Voltemos a Sophie Tucker. Dois aspectos me chamaram a atenção nesta cadela. O primeiro foi sua determinação em querer viver. Um cão pode nadar, mas nadar dez quilômetros! Deve ter visto a ilha e ido em sua direção. Ressalto não apenas sua determinação em nadar, mas em sobreviver. Muita gente entrega os pontos diante das dificuldades, mas Sophie estava decidida a viver. Quis viver. Há até mesmo crentes, conhecedores do poder de Jesus, que quando são submetidos a crises logo entregam os pontos. Quantos desanimam da fé em meio a problemas! Outros não desanimam a ponto de perder a fé, mas se abatem e ficam prostrados, esperando o pior. Não foi fácil para Sophie: tempestade, tubarões, distância, patas curtas para nadar, ilha sem vida humana para cuidar de uma cadela doméstica!
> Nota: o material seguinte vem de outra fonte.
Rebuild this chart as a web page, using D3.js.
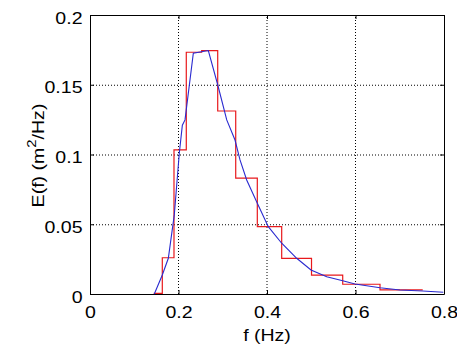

Mas ela foi à luta. Não se entregam os pontos antes do apito final, é a lição a ser tirada aqui. Lembrei-me do conselho de Paulo: “Sede firmes e constantes!”. Nunca podemos desistir diante das dificuldades. Sophie nada planejou, porque cães não planejam, mas na base do instinto lutou e sobreviveu. Cadela valente! Que lição de vida! Nós podemos planejar, pedir socorro, contamos com recursos espirituais. Como desistir?

O segundo aspecto é a adaptabilidade. A cadela teve que se adaptar a novas situações. Há gente que nunca se adapta a novos tempos. Há igrejas imobilizadas e postas em formol porque não se adaptam ou porque alguns não permitem que elas se adaptem. Há obreiros que não se adaptam ao novo pastorado. Por adaptar não falo de aderir a modismos litúrgicos e teológicos, mas de entender circunstâncias diferentes de ministério e de vida. Nasci no Rio, sendo carioca por nascimento. Alguns tentam sê-lo, mas como diria Paulo, “eu o sou por nascimento”. Formado, bem jovem, fui pastorear no interior de S. Paulo, numa cidade com menos de 100.000 habitantes. Tentei adaptar a igreja e a cidade ao meu estilo, ao invés de me adaptar à nova circunstância. Desnecessário dizer que não fui bem no primeiro pastorado. Por vezes, a fisionomia de um bairro muda. De tranquilo subúrbio passa a agitado bairro de classe média, mas a igreja continua com a visão anterior. Num certo bairro, duas favelas foram removidas e sofisticados sobrados surgiram em seu lugar. A igreja local continuou com um programa para atrair os moradores das duas favelas, e se isolou do bairro. No Brasil, a população madura está crescendo, mas as igrejas continuam sendo estruturadas em função dos jovens, inclusive na liturgia. A chamada “melhor idade” (isto é que é ironia!) é “agraciada” com alguns programas, numa espécie de concessão bondosa.

Sophie Tucker não entendeu nada. Será que os donos a teriam abandonado? Que lugar estranho era aquele aonde chegou, exausta de nadar? E o seu mundo anterior, tão seguro, o que teria sido feito dele? Como será o amanhã? Nada pensou até mesmo porque cachorro não pensa. Mas luta. E ela soube lutar. Uma boa lição de vida para todos nós. Podemos não entender nada e enfrentar tempestades, temer os tubarões, enfrentar perigos para viver, mas devemos lutar. Não há vitória para quem entrega os pontos, mas apenas para os que lutam. Nada de desânimo, portanto!